Wszystkie cytryny kroimy w plasterki. Z cukru i wody robimy syrop cukrowy, czyli podgrzewamy wodę i rozpuszczamy w niej cukier. Jeżeli będzie się robiła piana to zgarniamy ją łyżką i wyrzucamy. Doprowadzamy do wrzenia i gorącym syropem zalewamy w słoju plasterki cytryny. Zakręcamy i również odstawiamy na dobę w ciemne miejsce.
Po upływie 24 godzin zawartość słoja ze skórkami przelewamy do słoja z syropem cukrowym. Zostawiamy na 2-3 godziny (nie dłużej). Po tym czasie nastaw przelewamy przez sito. Chodzi o to żeby z grubsza pozbyć się większych elementów. Jak już mamy wstępne przefiltrowanie za sobą to robimy filtrowanie dokładne. W tej nalewce jest sporo cukru, a takie nie filtrują się łatwo. Mi to zajęło około doby. Ale warto było, płyn wyszedł żółty i idealnie klarowny.

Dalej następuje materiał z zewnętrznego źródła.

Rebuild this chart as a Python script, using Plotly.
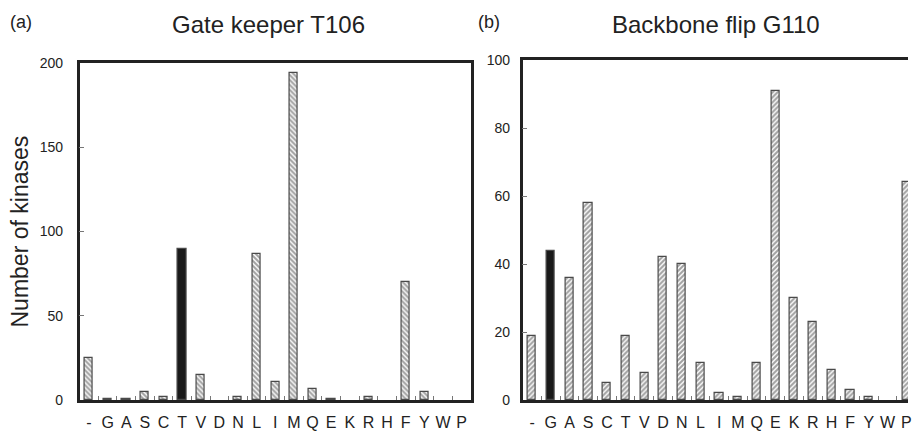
import plotly.graph_objects as go

residues = ["-", "G", "A", "S", "C", "T", "V", "D", "N", "L", "I", "M", "Q", "E", "K", "R", "H", "F", "Y", "W", "P"]
gatekeeper_counts = [25, 1, 1, 5, 2, 90, 15, 0, 2, 87, 11, 194, 7, 1, 0, 2, 0, 70, 5, 0, 0]
backbone_counts = [19, 44, 36, 58, 5, 19, 8, 42, 40, 11, 2, 1, 11, 91, 30, 23, 9, 3, 1, 0, 64]
gatekeeper_wt = "T"
backbone_wt = "G"

FONT = "Liberation Sans, Arial, sans-serif"
INK = "#222222"


def bar_trace(counts, wt, hatch, xaxis, yaxis):
    colors = ["#1a1a1a" if r == wt else "white" for r in residues]
    shapes = ["" if r == wt else hatch for r in residues]
    yvals = [c if c > 0 else None for c in counts]
    return go.Bar(
        x=residues, y=yvals, width=0.44,
        xaxis=xaxis, yaxis=yaxis,
        marker=dict(
            color=colors,
            line=dict(color="#4a4a4a", width=1.2),
            pattern=dict(shape=shapes, fillmode="overlay", fgcolor="#000000",
                         size=3.5, solidity=0.6),
        ),
        showlegend=False,
    )


fig = go.Figure()
fig.add_trace(bar_trace(gatekeeper_counts, gatekeeper_wt, "\\", "x", "y"))
fig.add_trace(bar_trace(backbone_counts, backbone_wt, "/", "x2", "y2"))

xcommon = dict(type="category", categoryorder="array", categoryarray=residues,
               tickmode="array", tickvals=residues, ticktext=residues, tickangle=0,
               tickson="boundaries", ticks="inside", ticklen=4, tickcolor="#777",
               tickwidth=1, showline=True, linecolor=INK, linewidth=2.5,
               mirror=True, showgrid=False, zeroline=False, ticklabelstandoff=6,
               tickfont=dict(family=FONT, size=16, color=INK))
ycommon = dict(ticks="inside", ticklen=5, tickcolor="#777", tickwidth=1,
               showline=True, linecolor=INK, linewidth=2.5, showgrid=False,
               zeroline=False, tickfont=dict(family=FONT, size=14, color=INK))

fig.update_layout(
    width=912, height=441,
    margin=dict(l=0, r=0, t=0, b=0),
    paper_bgcolor="white", plot_bgcolor="white",
    bargap=0,
    xaxis=dict(**xcommon, domain=[80 / 912, 473 / 912], range=[-0.5, 20.5], anchor="y"),
    yaxis=dict(**ycommon, domain=[(441 - 407) / 441, (441 - 57) / 441], range=[0, 200],
               tickvals=[0, 50, 100, 150, 200], mirror=True, anchor="x",
               ticklabelstandoff=11),
    xaxis2=dict(**xcommon, domain=[525 / 912, 1.0], range=[-0.5, 20.09], anchor="y2"),
    yaxis2=dict(**ycommon, domain=[(441 - 407) / 441, (441 - 54) / 441], range=[0, 100],
                tickvals=[0, 20, 40, 60, 80, 100], mirror=False, anchor="x2",
                ticklabelstandoff=7),
)

annotations = [
    dict(text="(a)", x=21, y=15, size=18),
    dict(text="Gate keeper T106", x=270, y=17, size=24),
    dict(text="(b)", x=491, y=15, size=18),
    dict(text="Backbone flip G110", x=719, y=17, size=24),
    dict(text="Number of kinases", x=20, y=232, size=23, angle=-90),
]
for a in annotations:
    fig.add_annotation(
        text=a["text"], xref="paper", yref="paper",
        x=a["x"] / 912, y=1 - a["y"] / 441, xanchor="center", yanchor="middle",
        showarrow=False, textangle=a.get("angle", 0),
        font=dict(family=FONT, color=INK, size=a["size"]),
    )

fig.write_html("out.html")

Ja do filtrowania używam filtrów do kawy. Mocuję taki filtr na słoiku przy pomocy gumki. Dla lepszego efektu filtr wykładam jednym listkiem papierowego ręcznika. Optymalnie by było żeby ręcznik był bez nadruków. Istnieje ryzyko, że przy kontakcie z alkoholem taka farba może nie zostać obojętna.
Po przefiltrowaniu nalewkę butelkujemy i zostawiamy na 1 miesiąc.